Demands of decathlon no hurdle to Wunderlich

Track and field: The spice of life appeals to North Carroll's Tim Wunderlich, who tastes success in the 10-part event.

Boys Track And Field

High School Sports

March 19, 2004|By Edward Lee | Edward Lee,SUN STAFF

North Carroll's Tim Wunderlich loves a little variety.

One of his favorite places to eat on a Sunday morning is a restaurant in Westminster that offers a breakfast buffet. When he's feeling a little musical, he can play the trumpet, the guitar or the piano.

So perhaps it's no coincidence that Wunderlich has fallen for a sport that practically screams diversity: the decathlon.

"I really like doing a lot of stuff," the 16-year-old junior said. "The variety of stuff is good. ... It's a challenge."

The decathlon appears to agree with Wunderlich. After placing eighth in the decathlon at the Amateur Athletic Union Junior Olympic Games two summers ago, he collected the silver medal -- defeating 18 of 19 athletes -- at the same meet in the 15-16 age group last summer.

Although the decathlon is not a competition sponsored by the Maryland Public Secondary Schools Athletic Association at the indoor or outdoor state championships, Wunderlich has kept himself occupied with other events.

During the indoor season this past winter, Wunderlich captured first-place medals in the high jump, shot put and pole vault and a runner-up award in the 55 hurdles at the Carroll County championships.

At the Class 3A-2A West region meet, he won the shot put and placed in the top three in the 55 hurdles, high jump and pole vault to become the only athlete to qualify for four individual events at the state championships.

Wunderlich, who finished second in the pole vault, fourth in the shot put and fifth in the high jump at the state meet, was named the Carroll County Boys Performer of the Year.

"I would love to have Tim on my team," said Mount Hebron coach Mark Reedy. "He's the whole package. He's what every coach looks for in an athlete."

"He's phenomenal," added South Carroll coach Rob Pennington.

Wunderlich didn't get his start in track and field until the eighth grade when he joined a local track club in Hampstead. His first event? The javelin.

"It's unusual," Wunderlich conceded. "One day, there were the javelins out. I just went over and started to learn [throwing] it. I picked it up pretty quickly and went from there."

It wasn't long before Wunderlich became enamored with other events and soon, he was competing in the discus throw, the hurdles, the pole vault, relays, the shot put and the high and long jumps for the Panthers.

"I'd see other people doing it, and I'd think, `You know, it doesn't look that hard.' So I'd just go over and try it," said Wunderlich, who added four inches in height and 15 pounds of muscle to his frame between his sophomore and junior years.

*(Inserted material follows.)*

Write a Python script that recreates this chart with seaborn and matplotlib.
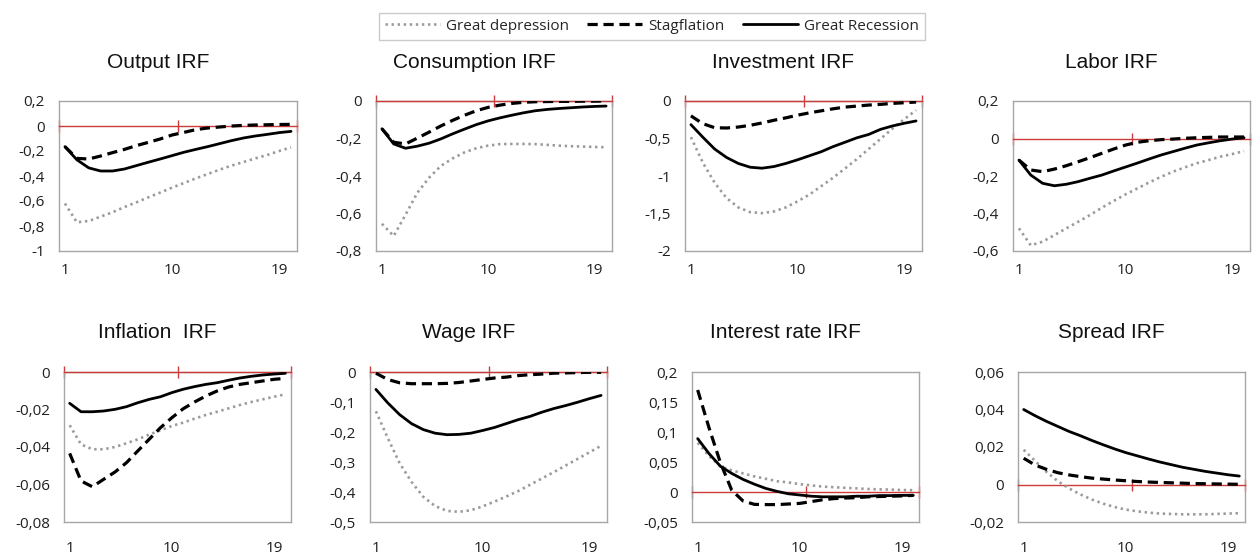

Wunderlich credits his father Gary with channeling his talent to the decathlon. Gary Wunderlich said he had an inkling about his son when at the age of 2, Tim Wunderlich launched himself off the family sofa and landed on his feet without falling.

"I figured [the decathlon] would provide stimulation over time to a lot of different things," the elder Wunderlich said. "He's had to learn a lot of different skills, and it keeps him busy."

Wunderlich and his father drive 90 minutes every Sunday from Hampstead to George Mason University in Fairfax, Va., to spend 3 1/2 hours training with Greg Johnston.

Johnston was an All-America decathlete at Dartmouth in 2000. Johnston, who has been working with Wunderlich since November, said he thinks Wunderlich has the potential to qualify for the NCAA decathlon championships.

"He's really smart. He'll take what I say, absorb it, and do it over and over again until he learns it," Johnston said. "Before, he was doing events just to do them. Now he's doing them to become stronger."

Wunderlich's goal is to take the gold medal at either the AAU Games in Iowa or the USA Track & Field version in Oregon this summer.